Wednesday, 3 October 2012

What is the difference between musharika and modaraba

Modaraba is a business in which one person participates with his money and another person with his knowledge and skill. If there is a profit in business, it will be distributed according the agreed ratio on other hand if there is a loss it will become by the financier.

The person who participate in the business with skill is called Modaraba.


1. It is an agreement, in which one party provides managerial skill and other party provides capital funds to carry on the business.

2. Profit is shared according the agreed ratio.

3. It may be "Multiple Purpose"  for special purpose.

4. This business must be governed by the "Modaraba companies Modaraba rules, 1981.

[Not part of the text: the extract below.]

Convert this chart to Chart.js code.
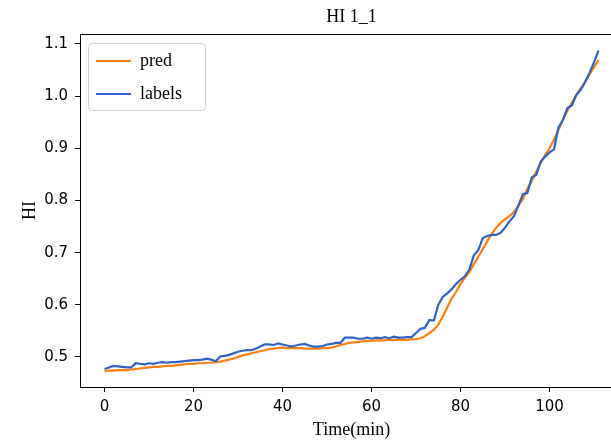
<!DOCTYPE html>
<html>
<head>
<meta charset="utf-8">
<script src="https://cdn.jsdelivr.net/npm/chart.js@4"></script>
<style>
  html, body { margin: 0; padding: 0; background: #fff; overflow: hidden; }
  #wrap { width: 611px; height: 441px; overflow: hidden; }
</style>
</head>
<body>
<div id="wrap"><canvas id="hiChart" width="625" height="441"></canvas></div>
<script>
// series, one value per minute (0..111)
const predValues = [
    0.473, 0.474, 0.474, 0.475, 0.475, 0.475, 0.476, 0.477, 0.478, 0.479,
    0.480, 0.481, 0.481, 0.482, 0.483, 0.483, 0.484, 0.485, 0.486, 0.487,
    0.487, 0.488, 0.488, 0.489, 0.489, 0.490, 0.491, 0.493, 0.495, 0.497,
    0.500, 0.503, 0.505, 0.507, 0.509, 0.511, 0.513, 0.515, 0.516, 0.517,
    0.518, 0.517, 0.517, 0.517, 0.517, 0.516, 0.516, 0.516, 0.516, 0.517,
    0.517, 0.518, 0.520, 0.523, 0.525, 0.527, 0.528, 0.529, 0.530, 0.531,
    0.531, 0.532, 0.532, 0.532, 0.533, 0.533, 0.533, 0.533, 0.533, 0.534,
    0.534, 0.536, 0.540, 0.546, 0.552, 0.562, 0.577, 0.595, 0.612, 0.625,
    0.640, 0.652, 0.663, 0.678, 0.692, 0.707, 0.722, 0.736, 0.748, 0.757,
    0.764, 0.770, 0.778, 0.790, 0.803, 0.822, 0.838, 0.855, 0.872, 0.887,
    0.900, 0.917, 0.935, 0.955, 0.972, 0.987, 1.002, 1.015, 1.028, 1.042,
    1.056, 1.069
];

const labelValues = [
    0.477, 0.480, 0.483, 0.482, 0.481, 0.480, 0.480, 0.488, 0.487, 0.486,
    0.488, 0.487, 0.489, 0.490, 0.489, 0.490, 0.490, 0.491, 0.492, 0.493,
    0.494, 0.494, 0.495, 0.497, 0.495, 0.492, 0.501, 0.502, 0.504, 0.507,
    0.510, 0.512, 0.513, 0.513, 0.516, 0.520, 0.524, 0.524, 0.523, 0.526,
    0.524, 0.522, 0.520, 0.522, 0.524, 0.525, 0.522, 0.520, 0.520, 0.521,
    0.524, 0.525, 0.527, 0.527, 0.537, 0.537, 0.537, 0.535, 0.535, 0.537,
    0.535, 0.537, 0.536, 0.538, 0.536, 0.539, 0.537, 0.537, 0.538, 0.538,
    0.546, 0.554, 0.556, 0.571, 0.570, 0.600, 0.615, 0.622, 0.630, 0.640,
    0.648, 0.655, 0.668, 0.695, 0.705, 0.728, 0.732, 0.734, 0.734, 0.738,
    0.748, 0.760, 0.770, 0.790, 0.812, 0.814, 0.844, 0.849, 0.874, 0.884,
    0.892, 0.898, 0.940, 0.954, 0.977, 0.982, 1.002, 1.012, 1.027, 1.045,
    1.065, 1.087
];

const seriesNames = ['pred', 'labels'];
const xTicks = [0, 20, 40, 60, 80, 100];
const yTicks = [0.5, 0.6, 0.7, 0.8, 0.9, 1.0, 1.1];

const serif = '"Liberation Serif", "Times New Roman", serif';
const sans = '"DejaVu Sans", sans-serif';

const toPoints = vals => vals.map((v, i) => ({ x: i, y: v }));

// frame (top/right spines) + title + legend box inside the plot
const extras = {
    id: 'extras',
    afterDraw(chart) {
        const { ctx, chartArea: a } = chart;
        ctx.save();
        ctx.strokeStyle = '#000';
        ctx.lineWidth = 1;
        ctx.strokeRect(a.left + 0.5, a.top + 0.5, a.right - a.left, a.bottom - a.top);

        ctx.fillStyle = '#000';
        ctx.font = '18px ' + serif;
        ctx.textAlign = 'center';
        ctx.textBaseline = 'middle';
        ctx.fillText('HI 1_1', (a.left + a.right) / 2, 17);

        // legend
        const bx = 88, by = 43, bw = 117, bh = 67;
        ctx.beginPath();
        ctx.roundRect(bx + 0.5, by + 0.5, bw, bh, 4);
        ctx.fillStyle = 'rgba(255,255,255,0.85)';
        ctx.fill();
        ctx.strokeStyle = '#d0d0d0';
        ctx.stroke();

        ctx.font = '18px ' + serif;
        ctx.textAlign = 'left';
        chart.data.datasets.slice().sort((p, q) => seriesNames.indexOf(p.label) - seriesNames.indexOf(q.label))
            .forEach((ds, i) => {
                const y = 61 + i * 33;
                ctx.strokeStyle = ds.borderColor;
                ctx.lineWidth = 2;
                ctx.beginPath();
                ctx.moveTo(96, y);
                ctx.lineTo(131, y);
                ctx.stroke();
                ctx.fillStyle = '#000';
                ctx.fillText(ds.label, 140, y);
            });
        ctx.restore();
    }
};

new Chart(document.getElementById('hiChart'), {
    type: 'line',
    data: {
        datasets: [{
            label: seriesNames[1],
            data: toPoints(labelValues),
            borderColor: '#2f62c2',
            borderWidth: 2.2,
            pointRadius: 0,
            tension: 0,
            fill: false
        }, {
            label: seriesNames[0],
            data: toPoints(predValues),
            borderColor: '#ff7f0e',
            borderWidth: 2.2,
            pointRadius: 0,
            tension: 0,
            fill: false
        }]
    },
    options: {
        responsive: false,
        animation: false,
        layout: { padding: { top: 34, right: 2, left: 0, bottom: 0 } },
        scales: {
            x: {
                type: 'linear',
                min: -5.5,
                max: 116.5,
                afterFit: s => { s.height = 54; },
                afterBuildTicks: s => { s.ticks = xTicks.map(v => ({ value: v })); },
                ticks: { color: '#000', font: { family: sans, size: 15 }, padding: 6, maxRotation: 0 },
                grid: { drawOnChartArea: false, drawTicks: true, tickLength: 5, color: '#000' },
                border: { display: true, color: '#000', width: 1 },
                title: { display: true, text: 'Time(min)', color: '#000', font: { family: serif, size: 18 }, padding: { top: 0, bottom: 0 } }
            },
            y: {
                min: 0.4425,
                max: 1.119,
                afterFit: s => { s.width = 80; },
                afterBuildTicks: s => { s.ticks = yTicks.map(v => ({ value: v })); },
                ticks: { color: '#000', font: { family: sans, size: 15 }, padding: 7, callback: v => v.toFixed(1) },
                grid: { drawOnChartArea: false, drawTicks: true, tickLength: 5, color: '#000' },
                border: { display: true, color: '#000', width: 1 },
                title: { display: true, text: 'HI', color: '#000', font: { family: serif, size: 18 }, padding: { top: 19, bottom: 0 } }
            }
        },
        plugins: {
            legend: { display: false },
            tooltip: { enabled: false }
        }
    },
    plugins: [extras]
});
</script>
</body>
</html>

5. According to the modaraba rules at least 10% shares are compulsory for the party who provides managerial skill.

6. A company which is registered as a modaraba company can float a modaraba.

7. For the floating of modaraba. Company must obtain the permission from the registrar and controller.

8. A clearance certificate is also obtained from the Religious board that business is not against the Islamic Laws.

9. Each modaraba company has to appoint the charted accountant, as auditor who will certify the accounts and objectives of modaraba.

It means an arrangement of business, in which all the parties contribute the funds. In this business profit is shared in pre agreed proportion by the parties according to their ratio of capital contributed.
       Banks have been permitted for investment on the basis of sharing in the profit and loss. So musharika is a temporary agreement between bank and a party for providing working capital with the conditions that the profit will be shared at the agreed ratio but loss will be shared in strict proportion of the actual fund invested. All the limited companies are eligible to participate in musharika. The entire management of the musharika business shall remain in the hands of the borrowing party. The bank will evaluate the performance of the business only.


1. Relationship :-
In case of Musharika the relationship between banks and other party is that of debtor and creditor according the ordinance 1980.

2. Profit And Loss Determination :-
In Musharika business profit is determined after taking in to consideration the various other factors besides the capital like political and economic conditions. Bank can not claim the profit on equal footing.

3. Bank Investment :-
In case of Musharika bank invests the capital. It does not lend the money to the other party.

4. Working Capital :-
In this case investment shall be used only for the financing requirements of working capital.

5. Security :-
To ensure safety of the capital the bank shall in its own right may obtain adequate security from the party. The securities shall be kept fully insured at the party cost.

6. Power Of Sanction :-
In case of first time the power for approving working capital finance under Musharika system shall rest with the head office only.

7. Case Of Loss :-
In case of loss bank also shares with other partner in proportion to their respective share in capital of the venture.

8. Payment Of Profit :-
An estimate of anticipated profit or projected rate of profit is provided by the other party to the bank when it enters into Musharika. It pays the share of profit to the bank made during a quarter in agreed proportion.

9. Right Of Bank :-

If customer fails to provide the accounts to the bank than bank has a right to debit the customer, his share of profit according the anticipated rate of profit.